By Scott M. Johnson Herald Writer
Anyone looking for a source to talk about the differences between being a star athlete and being a star coach could certainly do worse than Marv Harshman.
The 90-year-old Lake Stevens native, who now lives in Bothell, was inducted into Pacific Lutheran University's Hall of Fame as a football player and later went on to become a Hall of Fame college basketball coach.
Harshman is also the only person who made both of The Herald's recent lists of top athletes and coaches from the area. He recently finished second behind Terry Ennis in the poll of "Snohomish County's Most Successful Coaches of All Time," and three years ago Harshman was No. 11 on our list of the county's all-time best athletes.
So Harshman knows a thing or two about sports.
But if you feel the need to ask the former University of Washington basketball coach about the game he coached, it may be wise to pick a free afternoon.
And maybe even part of the night.
"I once took a class from him at the U-Dub," said Mark Albertine, a UW graduate and current athletic director at Snohomish High School. "He talked about the bounce pass for 45 minutes, and I didn't lose interest.
"And he could have kept going."
Harshman, who was a football star before he went on to coach basketball at Pacific Luthern College (now known as PLU), Washington State and UW, can't stop talking about the game he loves.

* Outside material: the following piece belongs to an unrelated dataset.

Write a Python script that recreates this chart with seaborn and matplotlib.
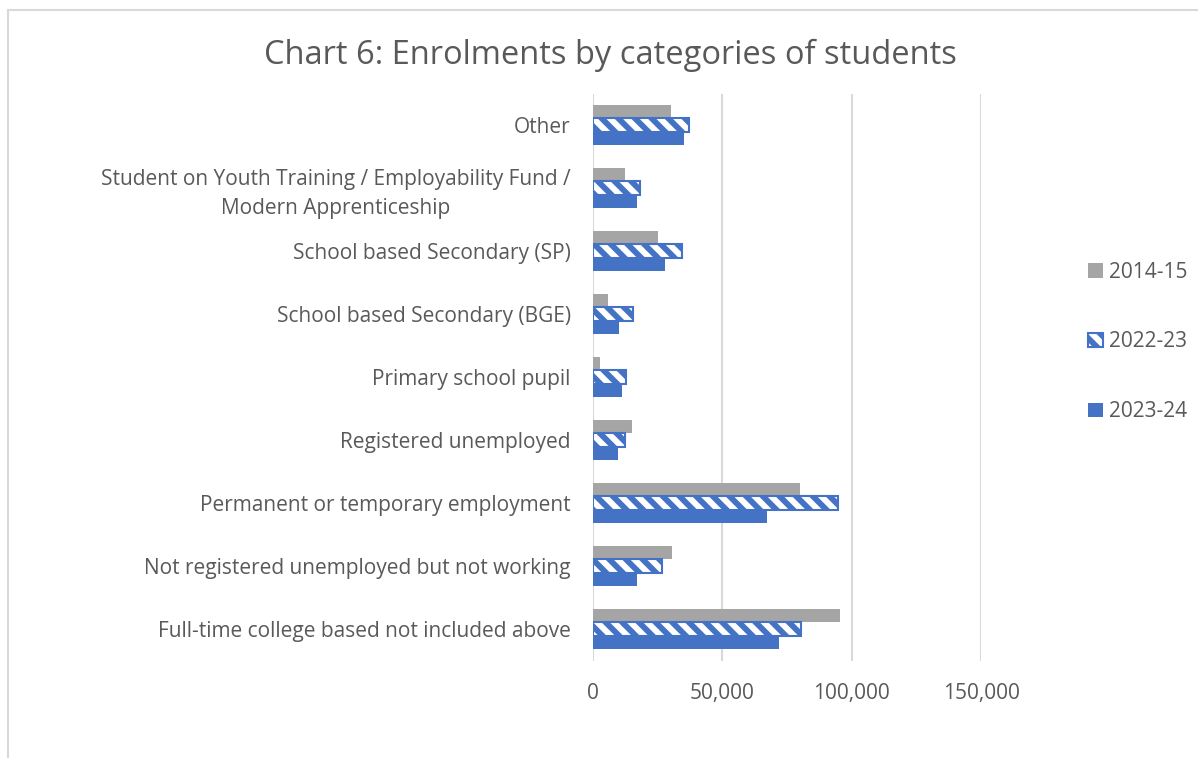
import matplotlib
matplotlib.use("Agg")
import matplotlib.pyplot as plt
import seaborn as sns
import pandas as pd
from matplotlib.patches import Patch, Rectangle
from matplotlib.ticker import FuncFormatter

categories = [
    "Other",
    "Student on Youth Training / Employability Fund /\nModern Apprenticeship",
    "School based Secondary (SP)",
    "School based Secondary (BGE)",
    "Primary school pupil",
    "Registered unemployed",
    "Permanent or temporary employment",
    "Not registered unemployed but not working",
    "Full-time college based not included above",
]
years = ["2014-15", "2022-23", "2023-24"]
v2014 = [30000, 12200, 25000, 5900, 2600, 14900, 80100, 30500, 95400]
v2022 = [37300, 18300, 34300, 15300, 12700, 12500, 94700, 26800, 80400]
v2023 = [35000, 17200, 27900, 9900, 11400, 9500, 67300, 17100, 72100]
x_ticks = [0, 50000, 100000, 150000]

GREY = "#A5A5A5"
BLUE = "#4472C4"
TXT = "#595959"
GRID = "#D9D9D9"

df = pd.DataFrame({
    "category": categories * 3,
    "year": [years[0]] * 9 + [years[1]] * 9 + [years[2]] * 9,
    "value": v2014 + v2022 + v2023,
})

sns.set_theme(style="white")
plt.rcParams["font.family"] = ["Open Sans", "DejaVu Sans"]
plt.rcParams["hatch.linewidth"] = 4.2

fig = plt.figure(figsize=(11.98, 7.58), dpi=100)
ax = fig.add_axes([593 / 1198, 1 - 660.5 / 758, 388 / 1198, 567 / 758])

sns.barplot(data=df, y="category", x="value", hue="year", order=categories,
            hue_order=years, palette=[GREY, BLUE, BLUE], orient="h",
            width=0.62, saturation=1, dodge=True, legend=False, ax=ax,
            errorbar=None)

for p in ax.containers[0]:
    p.set_edgecolor("none")
for p in ax.containers[2]:
    p.set_edgecolor("none")
for p in ax.containers[1]:
    p.set_facecolor("white")
    p.set_edgecolor(BLUE)
    p.set_linewidth(1.5)
    p.set_hatch("\\\\")

ax.set_xlim(0, 150000)
ax.set_xticks(x_ticks)
ax.xaxis.set_major_formatter(FuncFormatter(lambda v, _: f"{int(v):,}"))
ax.grid(axis="x", color=GRID, linewidth=1.5)
ax.grid(axis="y", visible=False)
ax.set_axisbelow(True)
for s in ax.spines.values():
    s.set_visible(False)
ax.tick_params(axis="both", length=0, labelsize=15, colors=TXT)
ax.tick_params(axis="y", pad=16)
ax.tick_params(axis="x", pad=16)
ax.set_xlabel("")
ax.set_ylabel("")
for lab in ax.get_yticklabels():
    lab.set_horizontalalignment("right")
    lab.set_multialignment("center")
    lab.set_linespacing(1.45)

fig.text(610 / 1198, 1 - 55 / 758, "Chart 6: Enrolments by categories of students",
         ha="center", va="center", fontsize=23.5, color=TXT)

handles = [
    Patch(facecolor=GREY, edgecolor="none", label=years[0]),
    Patch(facecolor="white", edgecolor=BLUE, hatch="\\\\", linewidth=1.5, label=years[1]),
    Patch(facecolor=BLUE, edgecolor="none", label=years[2]),
]
fig.legend(handles=handles, loc="center left",
           bbox_to_anchor=(1080 / 1198, 1 - 342 / 758), frameon=False,
           fontsize=15, labelcolor=TXT, labelspacing=2.35, handlelength=0.7,
           handleheight=0.7, handletextpad=0.3, borderaxespad=0)

fig.patches.append(Rectangle((8 / 1198, -0.1), 1.2, 1.1 - 10 / 758,
                             transform=fig.transFigure, fill=False,
                             edgecolor=GRID, linewidth=1.5, figure=fig))

fig.savefig("out.png", dpi=100)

The only topic on which he is more long-winded may well be the coaching profession.
"The big problem in coaching nowadays is that recruiting is the only thing they feel will cause success," he said during a phone conversation earlier this summer. "There aren't any teachers anymore; just a lot of promoters and good talkers.
"They know the game because they've been around it enough, but they don't know how to teach it."
Harshman was one of the true teachers, so much so that his advice is still valuable today.
"He's been out of it for 20 years, but not forgotten," Snohomish High School boys basketball coach Len Bone said. "I love being able to listen to Coach Harshman whenever I get the chance.
"He's not as active as he once was, but he was a guy that loved to get out and share what he knew with other coaches."
Ask Harshman about the game, or the profession, and he'd be just as happy as ever to talk.